As with Synopsys DC, you can put a sequence of commands in a .tcl file and then run Synopsys PT using those commands in one step like this:

 % cd $TOPDIR/asic/build-sort/synopsys-pt
 % pt_shell -file run.tcl

So consider placing the commands from this section into a .tcl file to make it easy to rerun Synopsys PT.

Creating Your Own Mini-Flow for the GCD Unit

Use what you have learned so far to push the GCD unit through the flow using the following steps.

Step 1: Go through all the above steps again for the sort unit but instead of manually entering commands create either bash scripts or TCL scripts to automate each step.
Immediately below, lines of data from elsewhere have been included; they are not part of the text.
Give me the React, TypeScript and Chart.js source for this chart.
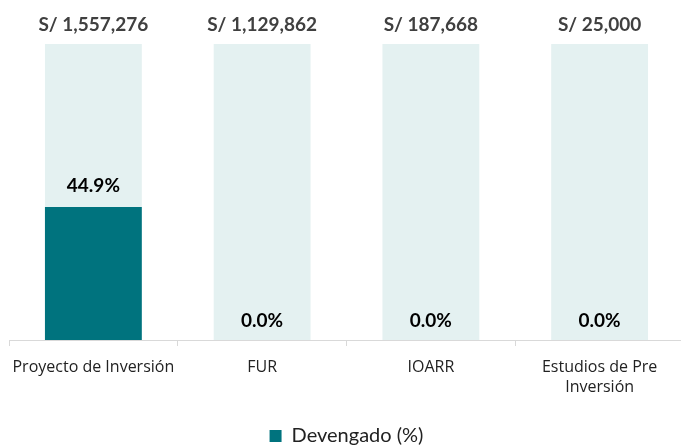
import React, { useEffect, useRef } from "react";
import { Chart, registerables } from "chart.js";

Chart.register(...registerables);

const categories: (string | string[])[] = [
  "Proyecto de Inversión",
  "FUR",
  "IOARR",
  ["Estudios de Pre", "Inversión"],
];
const presupuesto = [1557276, 1129862, 187668, 25000];
const devengadoPct = [44.9, 0.0, 0.0, 0.0];
const fullScale = [100, 100, 100, 100];

const DARK = "#00737E";
const LIGHT = "#E4F1F1";

const fmtSoles = (v: number) => "S/ " + v.toLocaleString("en-US");

const labelPlugin = {
  id: "barLabels",
  afterDatasetsDraw(chart: any) {
    const ctx = chart.ctx;
    const bg = chart.getDatasetMeta(1);
    const fg = chart.getDatasetMeta(0);
    ctx.save();
    ctx.textAlign = "center";
    ctx.textBaseline = "middle";
    bg.data.forEach((el: any, i: number) => {
      ctx.font = "bold 19px Lato";
      ctx.fillStyle = "#404040";
      ctx.fillText(fmtSoles(presupuesto[i]), el.x, el.y - 19);
    });
    fg.data.forEach((el: any, i: number) => {
      ctx.font = "bold 19px Lato";
      ctx.fillStyle = "#000000";
      const y = devengadoPct[i] > 0 ? el.y - 21 : el.y - 19;
      ctx.fillText(devengadoPct[i].toFixed(1) + "%", el.x, y);
    });
    ctx.restore();
  },
};

export default function App() {
  const ref = useRef<HTMLCanvasElement>(null);
  useEffect(() => {
    if (!ref.current) return;
    const chart = new Chart(ref.current, {
      type: "bar",
      data: {
        labels: categories,
        datasets: [
          {
            label: "Devengado (%)",
            data: devengadoPct,
            backgroundColor: DARK,
            grouped: false,
            order: 0,
            categoryPercentage: 1,
            barPercentage: 0.574,
          } as any,
          {
            label: "Presupuesto",
            data: fullScale,
            backgroundColor: LIGHT,
            grouped: false,
            order: 1,
            categoryPercentage: 1,
            barPercentage: 0.574,
          } as any,
        ],
      },
      options: {
        animation: false,
        responsive: true,
        maintainAspectRatio: false,
        layout: { padding: { top: 44, left: 9, right: 6, bottom: -10 } },
        scales: {
          y: { display: false, min: 0, max: 100 },
          x: {
            border: { color: "#D9D9D9", width: 1 },
            grid: {
              drawOnChartArea: false,
              drawTicks: true,
              tickLength: 6,
              color: "#D9D9D9",
            },
            ticks: {
              color: "#222222",
              font: { family: "Open Sans", size: 16, lineHeight: 1.25 },
              maxRotation: 0,
              autoSkip: false,
              padding: 11,
            },
            afterFit: (scale: any) => {
              scale.height = 83;
            },
          },
        },
        plugins: {
          tooltip: { enabled: false },
          legend: {
            position: "bottom",
            labels: {
              filter: (item: any) => item.datasetIndex === 0,
              boxWidth: 12,
              boxHeight: 12,
              color: "#222222",
              font: { family: "Lato", size: 20 },
              padding: 3,
            },
          },
        },
      },
      plugins: [labelPlugin],
    });
    return () => chart.destroy();
  }, []);
  return (
    <div style={{ position: "fixed", left: 0, top: 0, width: 681, height: 446, overflow: "hidden", background: "#fff" }}>
      <div style={{ position: "relative", width: 690, height: 446 }}>
        <canvas ref={ref} />
      </div>
    </div>
  );
}
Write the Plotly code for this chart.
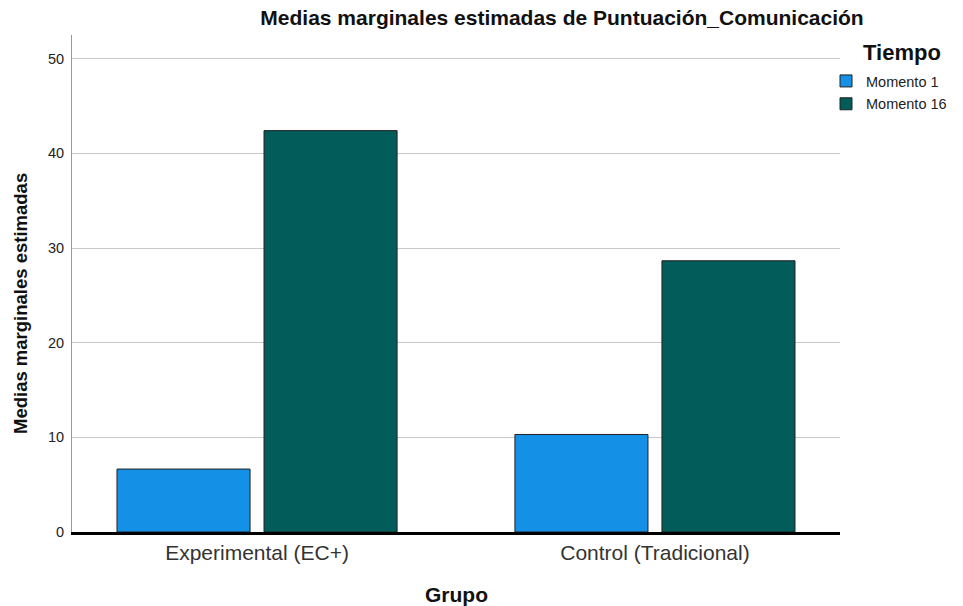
import plotly.graph_objects as go

grupos = ["Experimental (EC+)", "Control (Tradicional)"]
momento_1 = [6.65, 10.3]
momento_16 = [42.4, 28.65]
series_names = ["Momento 1", "Momento 16"]
colors = ["#1490E6", "#015C5A"]

fig = go.Figure()
for name, vals, c in zip(series_names, [momento_1, momento_16], colors):
    fig.add_trace(go.Bar(x=grupos, y=vals, name=name, legendgroup=name,
                         marker=dict(color=c, line=dict(color="#222222", width=1))))

# page body has an 8px default margin: work in window pixels, shift by OFF
OFF = 8
W, H = 963 - OFF, 606 - OFF
L, R, T, B = 72 - OFF, 840 - OFF, 35 - OFF, 532 - OFF
pw, ph = R - L, B - T


def px2paper(px, py):
    px -= OFF
    py -= OFF
    return (px - L) / pw, (B - py) / ph


FONT = "Liberation Sans, Arial, sans-serif"

ytx, yty = px2paper(20, 304)
gx, gy = px2paper(456, 594)
tx, ty = px2paper(861, 52)
lx, ly = px2paper(826, 65)

fig.update_layout(
    width=W, height=H,
    margin=dict(l=L, r=W - R, t=T, b=H - B, autoexpand=False),
    plot_bgcolor="white", paper_bgcolor="white",
    barmode="group", bargap=0.261, bargroupgap=0.095,
    font=dict(family=FONT, color="#222222"),
    title=dict(text="<b>Medias marginales estimadas de Puntuación_Comunicación</b>",
               x=(562 - OFF) / W, xanchor="center", xref="container",
               y=1 - (17.5 - OFF) / H, yanchor="middle", yref="container",
               font=dict(size=21, color="#111111")),
    showlegend=True,
    legend=dict(x=lx, xanchor="left", y=ly, yanchor="top",
                font=dict(size=14.5, color="#222222"),
                itemwidth=30, tracegroupgap=1,
                bgcolor="rgba(0,0,0,0)"),
    xaxis=dict(range=[-0.465, 1.465], showline=True, linecolor="black", linewidth=3,
               ticks="", tickfont=dict(size=21, color="#333333"),
               showgrid=False, zeroline=False),
    yaxis=dict(range=[0, 52.5], showline=True, linecolor="#999999", linewidth=1,
               tickvals=[0, 10, 20, 30, 40, 50], ticks="",
               ticklabelstandoff=4,
               tickfont=dict(size=14.5, color="#222222"),
               showgrid=True, gridcolor="#C8C8C8", gridwidth=1, zeroline=False),
    annotations=[
        dict(text="<b>Medias marginales estimadas</b>", textangle=-90,
             x=ytx, y=yty, xref="paper", yref="paper", showarrow=False,
             xanchor="center", yanchor="middle",
             font=dict(size=18.5, color="#111111")),
        dict(text="<b>Grupo</b>", x=gx, y=gy, xref="paper", yref="paper",
             showarrow=False, xanchor="center", yanchor="middle",
             font=dict(size=21, color="#111111")),
        dict(text="<b>Tiempo</b>", x=tx, y=ty, xref="paper", yref="paper",
             showarrow=False, xanchor="left", yanchor="middle",
             font=dict(size=22, color="#111111")),
    ],
)

fig.write_html("out.html")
When you are finished you should be able to reproduce pushing the sort unit through the flow using the following commands:

 % cd $TOPDIR/sim/build
 % ../tut3_verilog/sort/sort-sim --impl rtl-struct --input random --stats --translate --dump-vtb

 % cd $TOPDIR/asic/build-sort/vcs-rtl-build     && source ./run.sh
 % cd $TOPDIR/asic/build-sort/synopsys-dc       && dc_shell-xg-t -f run.tcl
 % cd $TOPDIR/asic/build-sort/vcs-postsyn-build && source ./run.sh
 % cd $TOPDIR/asic/build-sort/cadence-innovus   && innovus -64 -no_gui -files run.tcl
 % cd $TOPDIR/asic/build-sort/synopsys-pt       && pt_shell -file run.tcl

Step 2: Create a new build directory and copy your bash and TCL scripts over to this new build directory.

 % mkdir -p $TOPDIR/asic/build-gcd/vcs-rtl-build
 % mkdir -p $TOPDIR/asic/build-gcd/synopsys-dc
 % mkdir -p $TOPDIR/asic/build-gcd/vcs-postsyn-build
 % mkdir -p $TOPDIR/asic/build-gcd/cadence-innovus
 % mkdir -p $TOPDIR/asic/build-gcd/synopsys-pt

 % cp $TOPDIR/asic/build-sort/vcs-rtl-build/run.sh             $TOPDIR/asic/build-gcd/vcs-rtl-build/run.sh
 % cp $TOPDIR/asic/build-sort/synopsys-dc/run.tcl              $TOPDIR/asic/build-gcd/synopsys-dc/run.tcl
 % cp $TOPDIR/asic/build-sort/vcs-postsyn-build/run.sh         $TOPDIR/asic/build-gcd/vcs-postsyn-build/run.sh
 % cp $TOPDIR/asic/build-sort/cadence-innovus/run.tcl          $TOPDIR/asic/build-gcd/cadence-innovus/run.tcl
 % cp $TOPDIR/asic/build-sort/cadence-innovus/setup-timing.tcl $TOPDIR/asic/build-gcd/cadence-innovus/setup-timing.tcl
 % cp $TOPDIR/asic/build-sort/synopsys-pt/run.tcl              $TOPDIR/asic/build-gcd/synopsys-pt/run.tcl

Step 3: Modify each of the above scripts to be suitable for pushing the GCD unit through the flow. Try a clock constraint of 1ns.

Step 4: Run your modified scripts to push the GCD unit through the flow. Make sure to look at the output and reports after each step before moving on to the next step.

 % cd $TOPDIR/sim/build
 % ../tut3_verilog/gcd/gcd-sim --impl rtl --input random --stats --translate --dump-vtb

 % cd $TOPDIR/asic/build-gcd/vcs-rtl-build     && source ./run.sh
 % cd $TOPDIR/asic/build-gcd/synopsys-dc       && dc_shell-xg-t -f run.tcl
 % cd $TOPDIR/asic/build-gcd/vcs-postsyn-build && source ./run.sh
 % cd $TOPDIR/asic/build-gcd/cadence-innovus   && innovus -64 -no_gui -files run.tcl
 % cd $TOPDIR/asic/build-gcd/synopsys-pt       && pt_shell -file run.tcl

Step 5: Post on Ed a screen shot of the layout using klayout along with the average number of cycles per GCD transaction, the critical path and area as reported by Cadence Innovus, and the average energy per transaction as reported by Synopsys PT.